Precariously perched

I spoke a little about the erosion that is taking place on the shoreline of Yorkshire’s east coast the other day. These two pictures show how close to the edge some of these caravans are sat. While they no doubt have wonderful views out over the North Sea, I think I’d be tempted to move to a new pitch if I was the owner.

This video gives a good view of just how parlous the situation is for structures placed close to the cliff tops in this region.

Peering over the edge
Upshore

Yashicamat 124G & Fujifilm Acros. Ilfotec DD-X 1+4 9mins @ 20°.

Taken on 20 June 2022

Film photography · Medium Format · Photography

Footprints in the sand

Someone had been walking barefoot across the beach at Hornsea on the day I visited. Whoever they were, they had moved out of sight before I came across their tracks.

I like this picture but can’t help but think that there was a better one to be had. I wanted to keep the building in frame at the upper right, and I wanted a crashing wave as well, both of which I’m happy with, but the placement of the footprints isn’t quite how I’d like it.

Scenes like this require care. walk into the scene and, to quote Joel Meyerovitz, it becomes bruised – in this case the risk that the smooth sand becomes tarnished with my own footprints as well as the unknown walker’s. Maybe I should have sought out more patience but, as usual when I visit somewhere that’s not as easy to get to, I like to try and maximise my value from the day and see as much as I can, which means I tend not to hang around a sinmgle location of photo opportunity for too long. Perhaps I would improve my photography if I did.

Footprints in the sand

Yashicamat 124G & Fujifilm Acros. Ilfotec DD-X 1+4 9mins @ 20°.

Taken on 20 June 2022

Photography · Film photography · Medium Format

Pebble beach

The beach at Hornsea has a lot of pebbles, no doubt in part because of the coastal erosion that is taking place in the region. Pebbles are interesting to look at, with an endless array of shapes, sizes, colours and textures. The colours are multiplied further when the pebbles become wet, their tones becoming more saturated, fragments of minerals sparkling in the sunlight, and some taking on a crystaline, semi-translucent appearance.

A long time in the making

I wondered as I stood there, how long the process of taking a rough chunk of rock and smoothing it to an organically sleek pebble would take. “How long is a piece of string?” might be a suitable retort as, given the range of different types of rock and mineral, plus the fact that the process never ends, each individual piece being constantly weathered until it becomes sand, but it’s still something that I expect will take a considerable duration.

Foam and pebbles

So I was quite surprised to see a large pebble formed out of a section of brickwork, complete with mortar holding the components together. While I’ve no idea when this chunk of masonry began it’s transformation, I expect it’s far more recent than I might have expected. I took a phot of the brick-pebble but it’s on a roll of film I’ve yet to develop. Hopefully, if it has worked out ok, I’ll post it on the blog.

Crash

Yashicamat 124G & Kodak Gold 200. Lab developed. Home scanned and converted with Negative Lab Pro.

Taken on 20 June 2022

Photography · Film photography · Medium Format

Seaside shop

I visited the seaside town of Hornsea earlier this week. It’s the first time I’ve ever been – most of my seaside visits to the east coast being either the Lincolnshire resort towns of Mablethorpe and Skegness, or the Yorkshire towns of Bridlington, Filey, Scarborough & Whitby, which are further north from Hornsea.

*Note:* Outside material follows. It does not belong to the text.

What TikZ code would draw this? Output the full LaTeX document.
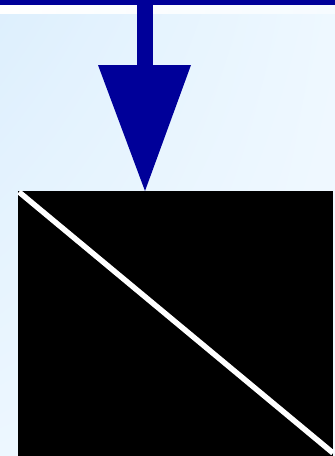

It’s not a large town and the seaside facilities are more down-key than the other resorts I’ve mentioned. There was a single arcade that I saw, but no sign of any fairground or other attractions that might attract younger visitors. The beach was nice, a combination of sand and pebbles punctuated by groynes, and the main part of the sea-front where the promenade sits, has a sea wall. The reason for this was quite obvious on the day I visited as, while not a stormy day by any account, the waves were striking the wall with some force when I arrived with plumes of white spay shooting up above the top od the defenses and blowing back onto the promenade area in places. Further north and south of the town where the defences are not present it was plain to see how the coast is being eroded by the waves, and the earthen cliffs had a crumbled appearance. Perched atop these cliffs were a number of caravans belonging to a couple of large caravan sites either side of the town.

I didn’t really explore the town centre itself, which is a little way back from the sea front, but what I saw looked nice and I did take a few photos before I left.

The photo today shows a shop close to the promenade, it’s window packed with the sort of things that you only tend to find in seaside towns, along with the requisite fishing nets, windmills, and ice cream signs (although oddly, given the name of the shop, no buckets and spades on view).

There will be more photos from Hornsea to come…

Bucket & Spade

Yashicamat 124G & Kodak Gold 200. Lab developed. Home scanned and converted with Negative Lab Pro.

Taken on 20 June 2022

35mm · Film photography · Photography

Springflower

Springflower is the name of this decaying boat, pulled high up the bank above North Landing beach. Decaying boats are not something I see often, living in a land-locked city as I do, so I like to make pictures of them when I get the chance.

I think that this marks the end of the photos from my day-trip to Flamborough. On to something else tomorrow…

Ready for launch-
Boat and boathouse
Prow

Olympus XA3 & Ilford Pan HP5+. Ilfotec DD-X 1+4 9mins 20°.